3.4. Le contrarie tesi della ricorrente sono viziate da una confusione circa il portato della nozione di fattispecie a formazione progressiva, riferita dalla dottrina e dalla giurisprudenza all’accettazione beneficiata (composta da dichiarazione e inventario, solo dopo la progressione verificandosi la limitazione di responsabilità) e non già all’acquisto della qualità di erede (fattispecie che si compie uno actu con la dichiarazione di accettazione con beneficio; per cui la ricorrente infondatamente sostiene che, se non si sia completata la fattispecie con l’inventario, il minore divenuto maggiorenne potrebbe ancora rinunciare, pur in presenza di previa dichiarazione di accettazione).

3.5. In definitiva, il ricorso va rigettato, essendosi la corte d’appello attenuta al principio di diritto già formulato da questa corte (v. Cass. n. 8034 del 19/07/1993), e che va qui ribadito, secondo cui:

“L’art. 489 c.c., non attribuisce al minore, il cui legale rappresentante non abbia rinunciato a suo nome all’eredità, il diritto di rinunciarvi al compimento della maggiore età, ma soltanto la facoltà di redigere l’inventario nel termine di un anno dal compimento della maggiore età, in guisa da garantire la sua responsabilità intra vires hereditatis”.

4. E’ conseguentemente assorbito il motivo di ricorso incidentale condizionato, con cui si deduce violazione dell’art. 345 c.p.c., nella parte in cui la sentenza della corte d’appello avrebbe esaminato un’eccezione tardiva.

5. Rigettato così il ricorso principale e assorbito l’incidentale condizionato, va disposta condanna della ricorrente alle spese come in dispositivo.

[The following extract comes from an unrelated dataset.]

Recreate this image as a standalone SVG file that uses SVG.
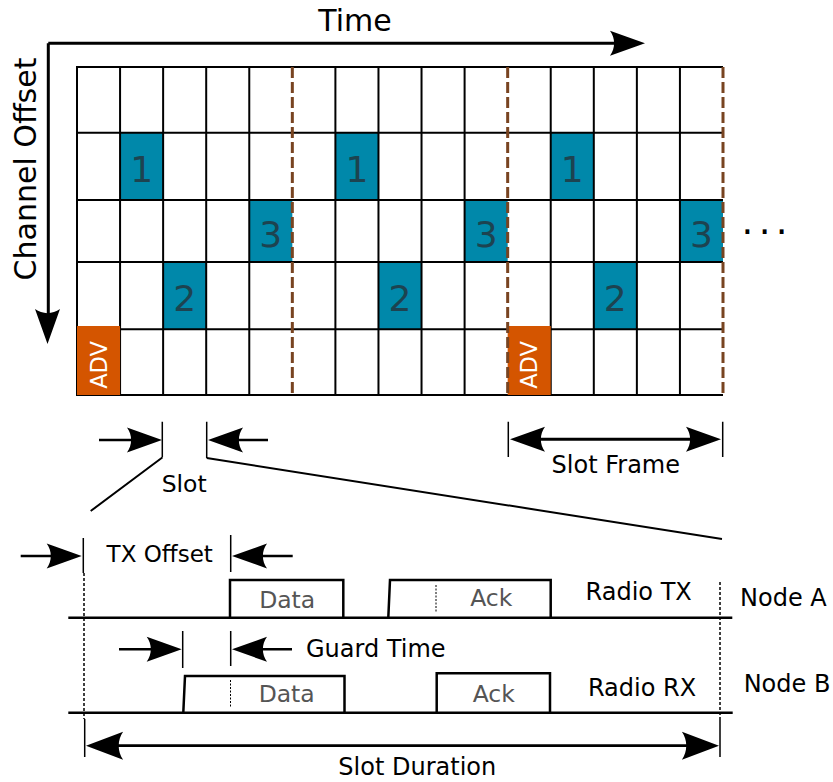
<svg xmlns="http://www.w3.org/2000/svg" width="833" height="782" viewBox="0 0 833 782">
<style>
text{font-family:"DejaVu Sans","Liberation Sans",sans-serif;text-anchor:middle}
.t{font-size:24px;fill:#000}
.gray{font-size:23.5px;fill:#555}
.dig{font-size:36px;fill:#1d4350}
.adv{font-size:22.5px;fill:#fff}
.blue{fill:#0088aa}
.orange{fill:#d45500}
.grid{stroke:#000;stroke-width:2;fill:none}
.div{stroke:#784421;stroke-width:3;stroke-dasharray:11 4;fill:none}
.axis{stroke:#000;stroke-width:3;fill:none}
.ln{stroke:#000;stroke-width:2.5;fill:none}
.thin{stroke:#000;stroke-width:1.5;fill:none}
.dot{stroke:#000;stroke-width:1.5;stroke-dasharray:3 2;fill:none}
.fine{stroke:#000;stroke-width:1;stroke-dasharray:2 1.5;fill:none}
</style>
<defs>
<path id="ah" d="M0,0 L-35,-12.5 C-29.5,-5 -29.5,5 -35,12.5 Z" fill="#000"/>
</defs>

<g id="axes">
<path class="axis" d="M48.3,43.3 H625 M48.3,43.3 V325"/>
<use href="#ah" transform="translate(645,43.3)"/>
<use href="#ah" transform="translate(47.5,344) rotate(90)"/>
<text x="355" y="31" style="font-size:30px">Time</text>
<text transform="translate(36,169) rotate(-90)" style="font-size:30px">Channel Offset</text>
</g>

<g id="cells">
<rect class="blue" x="120.07" y="132.7" width="43.07" height="67.3"/>
<rect class="blue" x="335.4" y="132.7" width="43.07" height="67.3"/>
<rect class="blue" x="550.73" y="132.7" width="43.07" height="67.3"/>
<rect class="blue" x="249.27" y="200" width="43.07" height="62"/>
<rect class="blue" x="464.6" y="200" width="43.07" height="62"/>
<rect class="blue" x="679.93" y="200" width="43.07" height="62"/>
<rect class="blue" x="163.13" y="262" width="43.07" height="67.3"/>
<rect class="blue" x="378.47" y="262" width="43.07" height="67.3"/>
<rect class="blue" x="593.8" y="262" width="43.07" height="67.3"/>
</g>

<g id="grid">
<path class="grid" d="M77,67 H723 M77,132.7 H723 M77,200 H723 M77,262 H723 M77,329.3 H723 M77,395 H723
M77,66 V396 M120.07,67 V395 M163.13,67 V395 M206.2,67 V395 M249.27,67 V395
M335.4,67 V395 M378.47,67 V395 M421.53,67 V395 M464.6,67 V395
M550.73,67 V395 M593.8,67 V395 M636.87,67 V395 M679.93,67 V395"/>
</g>

<g id="adv-cells">
<rect class="orange" x="77" y="326" width="43.07" height="69"/>
<rect class="orange" x="507.67" y="326" width="43.07" height="69"/>
<text class="adv" transform="translate(106.5,365) rotate(-90)">ADV</text>
<text class="adv" transform="translate(537.2,365) rotate(-90)">ADV</text>
</g>

<g id="frame-dividers">
<path class="div" d="M292.33,67 V395 M507.67,67 V395 M723,67 V395"/>
</g>

<g id="cell-labels">
<text class="dig" x="141.6" y="182">1</text>
<text class="dig" x="356.9" y="182">1</text>
<text class="dig" x="572.3" y="182">1</text>
<text class="dig" x="270.8" y="246.5">3</text>
<text class="dig" x="486.1" y="246.5">3</text>
<text class="dig" x="701.5" y="246.5">3</text>
<text class="dig" x="184.7" y="311">2</text>
<text class="dig" x="400" y="311">2</text>
<text class="dig" x="615.3" y="311">2</text>
<text x="741.6" y="233.5" style="font-size:37px;letter-spacing:5.3px;text-anchor:start">...</text>
</g>

<g id="slot-annotation">
<path class="ln" d="M99,440 H140 M230,440 H268"/>
<use href="#ah" transform="translate(162,440)"/>
<use href="#ah" transform="translate(208,440) rotate(180)"/>
<path class="thin" d="M162.3,421.7 V457.5 M206.7,421.7 V458"/>
<path class="thin" style="stroke-width:2" d="M162.3,457.5 L90.7,511 M206.7,458 L722,539"/>
<text class="t" x="184.2" y="492" style="font-size:23.5px">Slot</text>
</g>

<g id="slotframe-annotation">
<path class="thin" d="M508.3,421.7 V457 M722.7,421.7 V457"/>
<path class="axis" d="M530,439.3 H700"/>
<use href="#ah" transform="translate(510,439.3) rotate(180)"/>
<use href="#ah" transform="translate(721,439.3)"/>
<text class="t" x="615.8" y="472.7">Slot Frame</text>
</g>

<g id="tx-offset">
<path class="ln" d="M20.7,556 H60 M254,556 H292.7"/>
<use href="#ah" transform="translate(81.7,556)"/>
<use href="#ah" transform="translate(232,556) rotate(180)"/>
<path class="thin" d="M83.3,538 V573 M230.7,535 V572"/>
<text class="t" x="159.7" y="562" style="font-size:23px">TX Offset</text>
</g>

<g id="node-a">
<path class="ln" d="M68.3,617.7 H732.3"/>
<path class="ln" d="M230,617.7 V580 H343.3 V617.7"/>
<path class="ln" d="M388.3,617.7 L390,580 H550.7 V617.7"/>
<path class="fine" d="M436,585 V612"/>
<text class="gray" x="287.2" y="608.3">Data</text>
<text class="gray" x="491.3" y="606">Ack</text>
<text class="t" x="638.7" y="600">Radio TX</text>
<text class="t" x="783.4" y="605.7">Node A</text>
</g>

<g id="guard-time">
<path class="ln" d="M119,649.3 H160 M254,649.3 H292"/>
<use href="#ah" transform="translate(181.7,649.3)"/>
<use href="#ah" transform="translate(232,649.3) rotate(180)"/>
<path class="thin" d="M182.7,631 V668 M230.7,631 V666"/>
<text class="t" x="375.8" y="657.3">Guard Time</text>
</g>

<g id="node-b">
<path class="ln" d="M68.3,712.7 H732.7"/>
<path class="ln" d="M183.3,712.7 L185,676 H344.5 V712.7"/>
<path class="ln" d="M436.7,712.7 V673.3 H550 V712.7"/>
<path class="fine" d="M230.5,680 V707"/>
<text class="gray" x="286.7" y="701.7">Data</text>
<text class="gray" x="493.8" y="701.7">Ack</text>
<text class="t" x="642" y="696">Radio RX</text>
<text class="t" x="787" y="691.7">Node B</text>
</g>

<g id="slot-duration">
<path class="dot" d="M84,573 V719 M720,582 V719"/>
<path class="thin" d="M84.7,719 V757 M720,719 V757"/>
<path class="ln" style="stroke-width:2.8" d="M110,745.7 H696"/>
<use href="#ah" transform="translate(86,745.7) rotate(180) scale(1.06,1.12)"/>
<use href="#ah" transform="translate(719,745.7) scale(1.06,1.12)"/>
<text class="t" x="417.3" y="775">Slot Duration</text>
</g>
</svg>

Ai sensi del D.P.R. n. 115 del 2002, art. 13, comma 1 quater, va dato atto del sussistere dei presupposti per il versamento da parte della ricorrente dell’ulteriore importo pari al contributo unificato dovuto per il ricorso a norma dell’art. 13 cit., comma 1 bis.

PQM

la corte rigetta il ricorso principale assorbito l’incidentale condizionato, e condanna la ricorrente principale alla rifusione a favore della parte controricorrente/ricorrente incidentale delle spese del giudizio di legittimità, che liquida in Euro 200 per esborsi ed Euro 5.000 per compensi, oltre spese forfettarie nella misura del 15% ed accessori di legge.

Ai sensi del D.P.R. n. 115 del 2002, art. 13, comma 1 quater, dà atto del sussistere dei presupposti per il versamento da parte del ricorrente principale dell’ulteriore importo pari al contributo unificato dovuto per il ricorso a norma dell’art. 13 cit., comma 1 bis.

Così deciso in Roma, nella Camera di Consiglio della Sezione Seconda Civile, il 27 giugno 2018.